Non-place about Frankfurt
I’m not sure how much Marc Augé had in mind discourses of advertising when he wrote in 1995 about the “non-places” of airport lobbies, train stations, and other generic spaces of transit, “Frequentation of non-places today provides an experience – without real historical precedent – of solitary individuality with non-human mediation (all it takes is a notice or a screen) between the individual and the public authority” (p. 117).
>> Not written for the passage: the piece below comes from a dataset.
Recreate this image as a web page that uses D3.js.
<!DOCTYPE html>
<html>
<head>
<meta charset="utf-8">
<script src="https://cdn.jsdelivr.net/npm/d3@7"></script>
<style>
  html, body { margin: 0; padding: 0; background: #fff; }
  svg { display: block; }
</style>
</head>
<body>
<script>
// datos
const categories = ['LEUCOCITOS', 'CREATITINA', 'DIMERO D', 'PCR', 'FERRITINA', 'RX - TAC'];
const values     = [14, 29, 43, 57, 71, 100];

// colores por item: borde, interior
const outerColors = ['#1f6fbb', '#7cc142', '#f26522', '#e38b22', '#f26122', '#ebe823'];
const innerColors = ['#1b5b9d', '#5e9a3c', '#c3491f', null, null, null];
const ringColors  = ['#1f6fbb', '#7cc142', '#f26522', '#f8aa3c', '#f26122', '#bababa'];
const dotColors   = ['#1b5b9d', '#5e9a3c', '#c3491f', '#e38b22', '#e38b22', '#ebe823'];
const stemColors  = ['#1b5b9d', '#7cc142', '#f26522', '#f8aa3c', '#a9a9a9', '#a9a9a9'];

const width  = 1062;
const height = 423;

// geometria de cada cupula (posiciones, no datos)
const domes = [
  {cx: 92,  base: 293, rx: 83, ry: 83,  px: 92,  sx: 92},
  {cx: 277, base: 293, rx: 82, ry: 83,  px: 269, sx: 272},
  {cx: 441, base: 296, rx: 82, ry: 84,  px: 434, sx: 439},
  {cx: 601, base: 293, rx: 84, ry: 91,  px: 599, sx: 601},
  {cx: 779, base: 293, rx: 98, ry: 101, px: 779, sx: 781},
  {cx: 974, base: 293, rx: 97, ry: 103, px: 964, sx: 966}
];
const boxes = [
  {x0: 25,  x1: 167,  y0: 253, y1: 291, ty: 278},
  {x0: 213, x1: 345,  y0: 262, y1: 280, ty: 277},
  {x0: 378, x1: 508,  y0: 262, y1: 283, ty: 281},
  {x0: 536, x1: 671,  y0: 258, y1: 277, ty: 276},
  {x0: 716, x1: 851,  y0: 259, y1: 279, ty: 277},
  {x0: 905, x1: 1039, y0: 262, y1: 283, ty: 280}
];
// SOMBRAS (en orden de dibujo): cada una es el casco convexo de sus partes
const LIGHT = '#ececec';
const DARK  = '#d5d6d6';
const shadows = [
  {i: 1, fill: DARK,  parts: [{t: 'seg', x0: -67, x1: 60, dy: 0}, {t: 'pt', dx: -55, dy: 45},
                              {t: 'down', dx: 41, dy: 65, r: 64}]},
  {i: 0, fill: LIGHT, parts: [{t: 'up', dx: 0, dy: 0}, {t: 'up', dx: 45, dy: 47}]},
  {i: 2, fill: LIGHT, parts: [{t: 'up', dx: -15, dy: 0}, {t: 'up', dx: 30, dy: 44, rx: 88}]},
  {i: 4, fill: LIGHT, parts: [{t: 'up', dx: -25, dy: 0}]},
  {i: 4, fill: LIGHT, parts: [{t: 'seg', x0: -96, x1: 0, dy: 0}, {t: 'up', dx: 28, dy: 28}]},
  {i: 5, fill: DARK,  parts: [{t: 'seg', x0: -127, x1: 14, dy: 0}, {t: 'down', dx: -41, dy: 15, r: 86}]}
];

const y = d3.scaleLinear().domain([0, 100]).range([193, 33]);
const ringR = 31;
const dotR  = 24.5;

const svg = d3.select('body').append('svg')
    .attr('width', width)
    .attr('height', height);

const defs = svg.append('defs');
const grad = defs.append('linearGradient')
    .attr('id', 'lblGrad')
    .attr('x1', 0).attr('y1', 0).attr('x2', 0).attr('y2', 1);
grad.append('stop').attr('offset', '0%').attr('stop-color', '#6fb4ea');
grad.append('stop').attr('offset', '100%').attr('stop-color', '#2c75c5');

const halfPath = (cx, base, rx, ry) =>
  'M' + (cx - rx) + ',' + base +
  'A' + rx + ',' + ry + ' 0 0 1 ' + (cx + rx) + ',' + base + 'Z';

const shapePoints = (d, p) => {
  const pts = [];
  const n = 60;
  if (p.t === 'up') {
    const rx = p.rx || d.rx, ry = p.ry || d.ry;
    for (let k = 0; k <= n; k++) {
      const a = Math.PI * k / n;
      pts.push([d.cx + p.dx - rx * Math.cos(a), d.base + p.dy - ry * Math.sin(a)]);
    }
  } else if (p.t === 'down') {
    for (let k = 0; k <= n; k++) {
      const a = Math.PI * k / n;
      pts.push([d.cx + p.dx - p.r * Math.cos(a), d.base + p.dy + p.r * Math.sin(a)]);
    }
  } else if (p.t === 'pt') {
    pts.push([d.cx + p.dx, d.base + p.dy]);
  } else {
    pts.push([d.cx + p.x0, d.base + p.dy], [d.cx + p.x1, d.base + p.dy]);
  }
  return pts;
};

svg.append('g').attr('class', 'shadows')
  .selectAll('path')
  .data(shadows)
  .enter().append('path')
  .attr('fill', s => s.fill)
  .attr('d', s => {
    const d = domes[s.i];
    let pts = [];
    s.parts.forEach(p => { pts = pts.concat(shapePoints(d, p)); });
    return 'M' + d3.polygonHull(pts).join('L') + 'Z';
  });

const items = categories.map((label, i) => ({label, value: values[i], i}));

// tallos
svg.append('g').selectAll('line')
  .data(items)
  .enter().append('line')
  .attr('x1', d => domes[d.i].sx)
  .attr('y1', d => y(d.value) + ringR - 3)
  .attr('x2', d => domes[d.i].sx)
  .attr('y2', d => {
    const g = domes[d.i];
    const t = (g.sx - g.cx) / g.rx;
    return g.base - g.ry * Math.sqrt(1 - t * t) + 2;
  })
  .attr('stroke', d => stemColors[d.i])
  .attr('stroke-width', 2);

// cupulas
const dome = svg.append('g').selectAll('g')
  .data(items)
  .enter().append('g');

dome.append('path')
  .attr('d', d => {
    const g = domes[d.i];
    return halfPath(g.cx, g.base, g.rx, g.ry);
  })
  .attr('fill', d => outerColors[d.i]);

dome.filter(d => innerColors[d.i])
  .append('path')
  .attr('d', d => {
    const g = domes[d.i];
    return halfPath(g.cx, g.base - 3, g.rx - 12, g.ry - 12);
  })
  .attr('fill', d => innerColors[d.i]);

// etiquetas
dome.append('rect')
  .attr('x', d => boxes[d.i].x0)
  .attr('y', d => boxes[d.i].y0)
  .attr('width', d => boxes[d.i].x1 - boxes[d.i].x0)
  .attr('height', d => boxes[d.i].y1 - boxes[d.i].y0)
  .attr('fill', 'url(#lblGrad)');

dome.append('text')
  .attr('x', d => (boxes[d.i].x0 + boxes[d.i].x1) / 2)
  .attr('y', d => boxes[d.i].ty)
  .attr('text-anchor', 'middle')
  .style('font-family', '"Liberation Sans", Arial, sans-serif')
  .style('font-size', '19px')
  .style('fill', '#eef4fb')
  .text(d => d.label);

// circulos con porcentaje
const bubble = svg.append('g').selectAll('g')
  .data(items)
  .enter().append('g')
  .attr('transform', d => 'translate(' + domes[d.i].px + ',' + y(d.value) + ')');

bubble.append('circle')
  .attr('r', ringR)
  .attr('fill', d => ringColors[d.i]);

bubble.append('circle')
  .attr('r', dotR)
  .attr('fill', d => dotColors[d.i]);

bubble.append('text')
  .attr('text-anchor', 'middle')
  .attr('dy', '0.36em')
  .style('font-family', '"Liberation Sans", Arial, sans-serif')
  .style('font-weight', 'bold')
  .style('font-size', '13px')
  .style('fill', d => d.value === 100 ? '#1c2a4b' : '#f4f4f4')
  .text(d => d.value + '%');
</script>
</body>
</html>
But there it is. My napkin and my snack box on this United Airlines flight from San Francisco to Frankfurt inviting me (imploring me?) to enjoy my mini-meal and thanking me for choosing to fly with them. The monitors on the screens that dot the back of chairs and are installed so thoughtfully in front of us on the bulkheads move seamlessly, soundlessly (Were they giving away headphones on this flight? Or did they cost $5?) between mainstream U.S. television programming, important corporate partners, and the UAL maps showing our red line of progress across Greenland, over Iceland, and down towards the continent. And, of course, even at 35,000 feet above the earth, we can rest assured to know that we’re never far away from Starbucks: the familiar circular green logo greets me on the United (?) coffee cup, replete with a warning no doubt the outcome of the McDonalds coffee spill lawsuits: CAUTION: CONTENTS MAY BE HOT! This last remnant of language from the “public authorities” Augé mentions, written in the United font on a Starbucks cup, seems to suggest that even this authority may have passed from the hands of the government to the corporations that now hold our best international travel experiences and coffee-drinking safety at heart.
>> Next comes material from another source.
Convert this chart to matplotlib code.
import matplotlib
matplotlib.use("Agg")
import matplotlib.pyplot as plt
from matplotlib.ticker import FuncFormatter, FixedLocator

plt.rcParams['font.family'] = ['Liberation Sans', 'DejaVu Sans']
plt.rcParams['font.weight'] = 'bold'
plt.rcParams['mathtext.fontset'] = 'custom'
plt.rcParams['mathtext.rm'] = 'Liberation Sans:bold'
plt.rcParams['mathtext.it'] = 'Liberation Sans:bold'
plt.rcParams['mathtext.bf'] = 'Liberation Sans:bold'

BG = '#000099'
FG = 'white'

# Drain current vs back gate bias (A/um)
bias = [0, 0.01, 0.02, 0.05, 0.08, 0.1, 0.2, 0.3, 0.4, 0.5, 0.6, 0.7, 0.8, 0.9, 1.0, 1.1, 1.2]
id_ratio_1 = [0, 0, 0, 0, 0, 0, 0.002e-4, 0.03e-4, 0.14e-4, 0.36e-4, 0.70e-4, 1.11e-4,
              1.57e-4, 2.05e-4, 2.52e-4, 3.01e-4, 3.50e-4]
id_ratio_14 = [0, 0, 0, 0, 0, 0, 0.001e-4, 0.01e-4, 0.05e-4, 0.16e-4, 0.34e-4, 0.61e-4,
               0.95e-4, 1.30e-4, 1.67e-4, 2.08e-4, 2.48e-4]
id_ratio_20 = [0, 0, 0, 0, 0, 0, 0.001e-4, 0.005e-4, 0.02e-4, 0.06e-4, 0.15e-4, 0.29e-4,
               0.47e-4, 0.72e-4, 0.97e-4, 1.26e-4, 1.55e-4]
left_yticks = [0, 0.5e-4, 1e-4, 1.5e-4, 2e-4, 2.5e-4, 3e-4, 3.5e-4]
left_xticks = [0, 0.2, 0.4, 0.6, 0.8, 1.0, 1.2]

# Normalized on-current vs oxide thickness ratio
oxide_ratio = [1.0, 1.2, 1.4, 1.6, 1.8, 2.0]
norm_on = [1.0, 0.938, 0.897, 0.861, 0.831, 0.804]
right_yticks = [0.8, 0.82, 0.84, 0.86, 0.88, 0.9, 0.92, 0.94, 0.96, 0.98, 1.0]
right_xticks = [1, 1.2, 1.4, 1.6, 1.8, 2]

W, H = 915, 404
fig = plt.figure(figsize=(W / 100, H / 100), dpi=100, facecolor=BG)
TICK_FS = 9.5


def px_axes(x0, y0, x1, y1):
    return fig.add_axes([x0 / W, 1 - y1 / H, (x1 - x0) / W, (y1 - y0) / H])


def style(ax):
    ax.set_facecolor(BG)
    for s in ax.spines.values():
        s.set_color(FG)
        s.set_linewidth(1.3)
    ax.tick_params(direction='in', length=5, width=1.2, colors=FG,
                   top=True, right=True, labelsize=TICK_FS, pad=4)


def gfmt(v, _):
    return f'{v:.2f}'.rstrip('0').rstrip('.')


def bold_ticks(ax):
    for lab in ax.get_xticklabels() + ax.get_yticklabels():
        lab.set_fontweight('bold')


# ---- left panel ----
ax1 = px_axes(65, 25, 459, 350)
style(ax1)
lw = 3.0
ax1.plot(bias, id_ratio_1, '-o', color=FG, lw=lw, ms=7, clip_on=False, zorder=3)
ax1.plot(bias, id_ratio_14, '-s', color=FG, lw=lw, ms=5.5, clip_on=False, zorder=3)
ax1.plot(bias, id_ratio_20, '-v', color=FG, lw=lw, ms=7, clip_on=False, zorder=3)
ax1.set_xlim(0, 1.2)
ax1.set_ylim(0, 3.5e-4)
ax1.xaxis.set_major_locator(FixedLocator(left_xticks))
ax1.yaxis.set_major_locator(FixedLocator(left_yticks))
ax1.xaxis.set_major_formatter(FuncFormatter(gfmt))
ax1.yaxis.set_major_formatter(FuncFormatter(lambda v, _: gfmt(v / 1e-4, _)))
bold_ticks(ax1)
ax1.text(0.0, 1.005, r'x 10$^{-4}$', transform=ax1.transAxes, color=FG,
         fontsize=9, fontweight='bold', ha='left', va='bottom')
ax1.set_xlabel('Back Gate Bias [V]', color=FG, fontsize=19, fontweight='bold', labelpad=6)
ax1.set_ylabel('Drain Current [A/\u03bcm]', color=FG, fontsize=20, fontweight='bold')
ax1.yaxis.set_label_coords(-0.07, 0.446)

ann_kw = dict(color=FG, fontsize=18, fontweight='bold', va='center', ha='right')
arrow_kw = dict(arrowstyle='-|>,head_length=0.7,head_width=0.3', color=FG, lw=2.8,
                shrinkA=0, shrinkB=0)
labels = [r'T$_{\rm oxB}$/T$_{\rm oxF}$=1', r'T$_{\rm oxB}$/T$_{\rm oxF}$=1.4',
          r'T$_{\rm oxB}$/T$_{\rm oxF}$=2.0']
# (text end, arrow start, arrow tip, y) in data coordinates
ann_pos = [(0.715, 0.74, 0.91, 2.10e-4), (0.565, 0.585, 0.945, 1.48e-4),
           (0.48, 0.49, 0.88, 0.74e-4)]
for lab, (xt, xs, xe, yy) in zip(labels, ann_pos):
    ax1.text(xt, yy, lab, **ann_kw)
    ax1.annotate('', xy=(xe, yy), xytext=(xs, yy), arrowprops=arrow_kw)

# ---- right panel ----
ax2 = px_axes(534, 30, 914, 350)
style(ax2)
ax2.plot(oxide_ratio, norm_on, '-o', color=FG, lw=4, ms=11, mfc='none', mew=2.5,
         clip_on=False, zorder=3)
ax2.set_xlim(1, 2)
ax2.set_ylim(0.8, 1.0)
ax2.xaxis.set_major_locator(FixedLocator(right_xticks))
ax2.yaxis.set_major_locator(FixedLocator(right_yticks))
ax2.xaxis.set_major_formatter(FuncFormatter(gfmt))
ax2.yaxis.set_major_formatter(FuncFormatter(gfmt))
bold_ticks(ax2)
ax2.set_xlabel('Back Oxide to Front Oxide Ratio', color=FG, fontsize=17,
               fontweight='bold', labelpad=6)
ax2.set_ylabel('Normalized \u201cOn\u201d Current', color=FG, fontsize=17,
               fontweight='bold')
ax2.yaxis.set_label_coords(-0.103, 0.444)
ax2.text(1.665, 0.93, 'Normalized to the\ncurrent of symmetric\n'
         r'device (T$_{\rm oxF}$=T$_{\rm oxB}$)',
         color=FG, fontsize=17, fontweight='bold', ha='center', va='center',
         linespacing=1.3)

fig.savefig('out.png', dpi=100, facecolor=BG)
Wait, did someone say “international”? Yeah, right, this is an international flight. The couple sitting next to me—an Irish woman and a Scottish man and their lovely 21 month-old daughter—seemed real enough, and she had actually stayed in Lyon (where I’m going, I think) through a homestay exchange with a French university student several years ago. “It’s beautiful,” she tells me, “and the food is great.” I am enthused and pull out my French textbook, Chez Nous, to Chapitre 4. We are greeted by the title of “Métro, boulot, dodo”: this emblematic descriptor of the French workday and a photo of a crowd of commuters boarding the metro, itself a non-place par excellance, stares back at us. Sitting in row 32, she going home and I going away, we somehow seem very far away from the chapter subtitle, “La routine de la journée” – the daily routine.
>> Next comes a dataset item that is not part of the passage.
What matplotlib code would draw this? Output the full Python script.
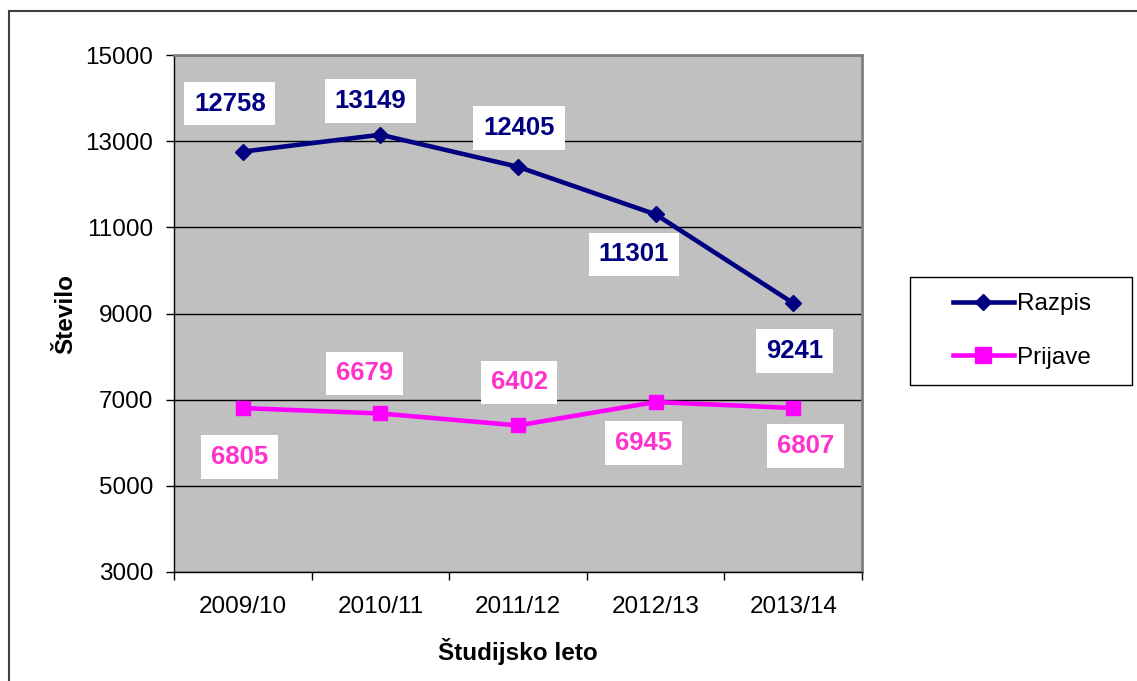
import matplotlib
matplotlib.use("Agg")
import matplotlib.pyplot as plt
from matplotlib.patches import Rectangle
from matplotlib.lines import Line2D

years = ["2009/10", "2010/11", "2011/12", "2012/13", "2013/14"]
razpis = [12758, 13149, 12405, 11301, 9241]
prijave = [6805, 6679, 6402, 6945, 6807]
y_ticks = [3000, 5000, 7000, 9000, 11000, 13000, 15000]

# label offsets in pixels (dx, dy)
razpis_off = [(-13, 48), (-10, 34), (1, 39), (-22, -40), (1, -48)]
prijave_off = [(-3, -49), (-16, 40), (1, 43), (-12, -41), (12, -38)]

plt.rcParams["font.family"] = ["Liberation Sans", "DejaVu Sans"]

W, H = 1137, 681
fig = plt.figure(figsize=(W / 100, H / 100), dpi=100)
ax = fig.add_axes([174 / W, 1 - 572 / H, (862 - 174) / W, (572 - 55) / H])
ax.set_facecolor("#C0C0C0")

x = list(range(len(years)))
ax.plot(x, razpis, color="#000080", lw=3.3, marker="D", ms=8, zorder=3)
ax.plot(x, prijave, color="#FF00FF", lw=3.3, marker="s", ms=10.5, zorder=3)

px = 0.72  # points per pixel
for i, v in enumerate(razpis):
    dx, dy = razpis_off[i]
    ax.annotate(str(v), (i, v), xytext=(dx * px, dy * px), textcoords="offset points",
                ha="center", va="center", fontsize=18.5, fontweight="bold", color="#000080",
                bbox=dict(boxstyle="square,pad=0.38", fc="white", ec="none"), zorder=4)
for i, v in enumerate(prijave):
    dx, dy = prijave_off[i]
    ax.annotate(str(v), (i, v), xytext=(dx * px, dy * px), textcoords="offset points",
                ha="center", va="center", fontsize=18.5, fontweight="bold", color="#FF33CC",
                bbox=dict(boxstyle="square,pad=0.38", fc="white", ec="none"), zorder=4)

ax.set_xlim(-0.5, len(years) - 0.5)
ax.set_ylim(3000, 15000)
ax.set_yticks(y_ticks)
ax.set_yticklabels([str(t) for t in y_ticks], fontsize=17.5)
ax.set_xticks(x)
ax.set_xticklabels(years, fontsize=17.5)
ax.set_xticks([i - 0.5 for i in range(len(years) + 1)], minor=True)
ax.tick_params(axis="x", which="major", length=0, pad=17)
ax.tick_params(axis="x", which="minor", length=6, width=1, direction="out")
ax.tick_params(axis="y", length=6, width=1, pad=9)
ax.grid(axis="y", color="black", lw=1)
ax.set_axisbelow(True)

for s in ["top", "right"]:
    ax.spines[s].set_color("#808080")
    ax.spines[s].set_linewidth(2)
for s in ["left", "bottom"]:
    ax.spines[s].set_color("black")
    ax.spines[s].set_linewidth(1)

ax.set_xlabel("Študijsko leto", fontsize=17.5, fontweight="bold", labelpad=15)
ax.set_ylabel("Število", fontsize=17.5, fontweight="bold", labelpad=6)

handles = [
    Line2D([], [], color="#000080", lw=3.3, marker="D", ms=8),
    Line2D([], [], color="#FF00FF", lw=3.3, marker="s", ms=11),
]
leg = fig.legend(handles, ["Razpis", "Prijave"], loc="center",
                 bbox_to_anchor=(1022 / W, 1 - 331 / H), frameon=False,
                 fontsize=17.5, handlelength=2.5, handletextpad=0.15, labelspacing=1.3,
                 borderpad=0, borderaxespad=0)
# legend frame drawn at the reference box position
fig.patches.append(Rectangle((910 / W, 1 - 385 / H), 222 / W, 108 / H,
                             transform=fig.transFigure, fill=False, ec="black", lw=1))

# outer chart border (left and top visible)
fig.patches.append(Rectangle((9 / W, -0.1), 1.2, 1.1 - 11 / H, transform=fig.transFigure,
                             fill=False, ec="#404040", lw=1.5))

fig.savefig("out.png", dpi=100)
Later, after descending on a cool (at least that’s what the pilot told me—the only ‘real’ air I’ve touched is the weak cross-draft in the tunnel leading to the gate) and overcast (below the cloud cover, that is) morning, I struggle to see what around me might be German, or at very least, different from the airport I left from 12 hours ago. Where might one look to find something of a ‘real place’ in a location that is so prototypically non?
Or is the very task of capturing something of the ‘place’ in a photo, taken while jetlagged, transient, waiting for a connecting flight, conscious of the ‘security risks’ of pointing a digital SLR in an airport (in the clime I come from, at least), and familiar only with the contours but almost none of the meanings of the German language and rhythms of life, false from the very start?